Minister edukacji narodowej Barbara Nowacka ma powody do niepokoju. Dane napływające z dużych miast pokazują, iż zainteresowanie nowym przedmiotem – edukacją zdrowotną – jest znacznie niższe, niż zakładano.
Zajęcia, które od tego roku szkolnego weszły do szkół, są nieobowiązkowe. Do 25 września rodzice mogli wypisać z nich swoje dzieci. Do rezygnacji zachęcali m.in. politycy PiS, Episkopat Polski, a także prezydent Karol Nawrocki, który publicznie poinformował, iż nie posyła syna na te lekcje.
Frekwencja w miastach
Dane pokazują, iż w większości szkół na edukację zdrowotną będzie uczęszczać mniej niż połowa uczniów.
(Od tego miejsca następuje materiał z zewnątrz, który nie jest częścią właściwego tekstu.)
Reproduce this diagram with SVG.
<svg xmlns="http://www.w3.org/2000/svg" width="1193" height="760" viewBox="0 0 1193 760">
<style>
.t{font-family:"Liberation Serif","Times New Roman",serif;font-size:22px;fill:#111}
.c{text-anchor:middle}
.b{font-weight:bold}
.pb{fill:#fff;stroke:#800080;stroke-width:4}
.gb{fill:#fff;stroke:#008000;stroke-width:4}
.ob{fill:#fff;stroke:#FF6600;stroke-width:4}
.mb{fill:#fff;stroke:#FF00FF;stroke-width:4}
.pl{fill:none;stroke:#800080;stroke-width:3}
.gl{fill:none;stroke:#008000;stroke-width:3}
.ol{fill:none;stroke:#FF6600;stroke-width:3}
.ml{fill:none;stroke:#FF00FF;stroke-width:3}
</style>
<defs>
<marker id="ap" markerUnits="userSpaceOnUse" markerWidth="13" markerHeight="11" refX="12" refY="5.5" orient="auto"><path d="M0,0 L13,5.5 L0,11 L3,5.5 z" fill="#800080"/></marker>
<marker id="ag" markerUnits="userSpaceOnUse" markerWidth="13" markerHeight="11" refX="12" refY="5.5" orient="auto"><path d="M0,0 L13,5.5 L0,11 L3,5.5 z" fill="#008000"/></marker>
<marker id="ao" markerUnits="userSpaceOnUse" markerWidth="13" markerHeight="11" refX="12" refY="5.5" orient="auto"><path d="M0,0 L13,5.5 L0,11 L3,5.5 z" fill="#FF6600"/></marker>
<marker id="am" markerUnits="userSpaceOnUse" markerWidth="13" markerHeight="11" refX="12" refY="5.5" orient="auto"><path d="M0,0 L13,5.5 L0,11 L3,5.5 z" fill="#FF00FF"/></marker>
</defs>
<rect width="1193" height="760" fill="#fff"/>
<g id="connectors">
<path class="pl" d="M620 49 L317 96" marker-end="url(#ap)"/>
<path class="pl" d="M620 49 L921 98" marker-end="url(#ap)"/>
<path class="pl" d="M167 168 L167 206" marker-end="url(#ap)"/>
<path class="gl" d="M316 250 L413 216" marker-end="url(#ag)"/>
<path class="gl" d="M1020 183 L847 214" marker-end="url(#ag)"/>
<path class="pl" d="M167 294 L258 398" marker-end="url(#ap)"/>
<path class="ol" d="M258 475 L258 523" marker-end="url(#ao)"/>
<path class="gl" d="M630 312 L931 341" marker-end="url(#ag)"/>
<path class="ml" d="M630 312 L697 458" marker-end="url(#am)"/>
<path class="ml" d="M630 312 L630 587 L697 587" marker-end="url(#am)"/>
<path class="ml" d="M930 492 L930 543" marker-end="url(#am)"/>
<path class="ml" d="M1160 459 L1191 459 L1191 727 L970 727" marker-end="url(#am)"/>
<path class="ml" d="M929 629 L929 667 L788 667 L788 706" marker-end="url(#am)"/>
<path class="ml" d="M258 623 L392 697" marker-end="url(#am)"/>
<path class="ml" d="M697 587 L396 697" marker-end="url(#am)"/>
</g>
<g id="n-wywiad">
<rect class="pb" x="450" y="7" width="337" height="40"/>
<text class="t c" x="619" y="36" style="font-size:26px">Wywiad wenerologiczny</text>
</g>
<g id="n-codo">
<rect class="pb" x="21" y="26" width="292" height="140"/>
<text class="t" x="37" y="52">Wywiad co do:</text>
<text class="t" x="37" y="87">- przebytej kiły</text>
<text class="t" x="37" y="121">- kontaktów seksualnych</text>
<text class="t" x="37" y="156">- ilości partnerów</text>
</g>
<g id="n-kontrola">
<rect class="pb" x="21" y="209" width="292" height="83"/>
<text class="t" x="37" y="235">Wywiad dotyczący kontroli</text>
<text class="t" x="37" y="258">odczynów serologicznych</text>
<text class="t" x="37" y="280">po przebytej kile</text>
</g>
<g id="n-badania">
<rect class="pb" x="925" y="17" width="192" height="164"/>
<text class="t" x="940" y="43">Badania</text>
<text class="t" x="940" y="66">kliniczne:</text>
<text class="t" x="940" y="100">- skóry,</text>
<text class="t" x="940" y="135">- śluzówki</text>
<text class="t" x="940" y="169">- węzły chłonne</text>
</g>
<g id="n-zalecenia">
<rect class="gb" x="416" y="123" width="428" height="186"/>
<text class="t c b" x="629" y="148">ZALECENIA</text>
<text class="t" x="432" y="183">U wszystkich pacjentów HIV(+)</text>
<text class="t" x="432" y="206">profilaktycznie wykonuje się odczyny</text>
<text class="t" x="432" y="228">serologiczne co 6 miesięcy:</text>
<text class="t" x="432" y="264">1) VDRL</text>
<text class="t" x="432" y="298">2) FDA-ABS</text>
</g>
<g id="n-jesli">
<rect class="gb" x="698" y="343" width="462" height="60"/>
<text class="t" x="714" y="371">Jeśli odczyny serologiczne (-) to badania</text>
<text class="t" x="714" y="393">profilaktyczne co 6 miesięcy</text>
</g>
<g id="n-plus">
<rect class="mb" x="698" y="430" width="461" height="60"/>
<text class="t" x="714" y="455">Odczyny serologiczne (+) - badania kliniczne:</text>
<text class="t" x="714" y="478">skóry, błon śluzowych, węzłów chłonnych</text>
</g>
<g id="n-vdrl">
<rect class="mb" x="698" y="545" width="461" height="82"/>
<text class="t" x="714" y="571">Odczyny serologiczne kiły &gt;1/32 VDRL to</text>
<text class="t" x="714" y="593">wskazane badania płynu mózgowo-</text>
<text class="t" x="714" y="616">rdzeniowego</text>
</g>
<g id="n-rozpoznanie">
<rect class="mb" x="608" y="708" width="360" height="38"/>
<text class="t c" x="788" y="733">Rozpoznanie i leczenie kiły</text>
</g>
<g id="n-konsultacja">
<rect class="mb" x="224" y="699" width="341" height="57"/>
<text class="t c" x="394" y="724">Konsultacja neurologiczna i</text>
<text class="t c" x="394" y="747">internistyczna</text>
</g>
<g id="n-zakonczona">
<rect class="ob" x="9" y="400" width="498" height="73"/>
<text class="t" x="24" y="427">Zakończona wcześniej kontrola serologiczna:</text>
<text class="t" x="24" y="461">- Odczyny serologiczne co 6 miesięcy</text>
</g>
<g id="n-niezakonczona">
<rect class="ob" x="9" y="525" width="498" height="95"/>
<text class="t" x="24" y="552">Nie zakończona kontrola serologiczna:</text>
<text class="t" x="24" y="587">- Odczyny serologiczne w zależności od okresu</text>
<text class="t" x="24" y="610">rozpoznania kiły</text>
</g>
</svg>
- Gdańsk – 31,6 proc. uczniów.
- Kraków – 33,41 proc.; z ponad 51 tys. uprawnionych uczniów aż 34 tys. zrezygnowało.
- Bydgoszcz – 40,74 proc., ale w liceach i technikach jedynie 25 proc.
- Zabrze – 40,04 proc. uczniów; z niemal 10 tys. zapisanych ponad 5,9 tys. wycofało się.
- Zielona Góra – 33,82 proc.; w podstawówkach 45 proc., w szkołach ponadpodstawowych zaledwie 13 proc.
- Gorzów Wielkopolski – 39,14 proc.
- Poznań – 37,9 proc.; w podstawówkach 53,4 proc., ale w liceach tylko 12,9 proc.
Jeszcze gorsze dane napływają z mniejszych ośrodków. W Olsztynie lekcje wybrało tylko 27,71 proc. uczniów. W województwie lubelskim – 27 proc., w tym 32 proc. w podstawówkach, ale jedynie 14 proc. w liceach. W Kielcach na zajęcia chodzić będzie zaledwie 23 proc. uczniów, a w Puławach w dwóch liceach nie zapisał się nikt.
Totalna porażka Nowackiej
Wyniki wskazują, iż inicjatywa MEN poniosła gigantyczną porażkę. W wielu szkołach średnich przedmiot praktycznie nie istnieje. Eksperci zauważają, iż decyzje rodziców i uczniów to efekt zarówno krytyki politycznej, jak i społecznych obaw przed treściami, jakie mogą być poruszane podczas zajęć.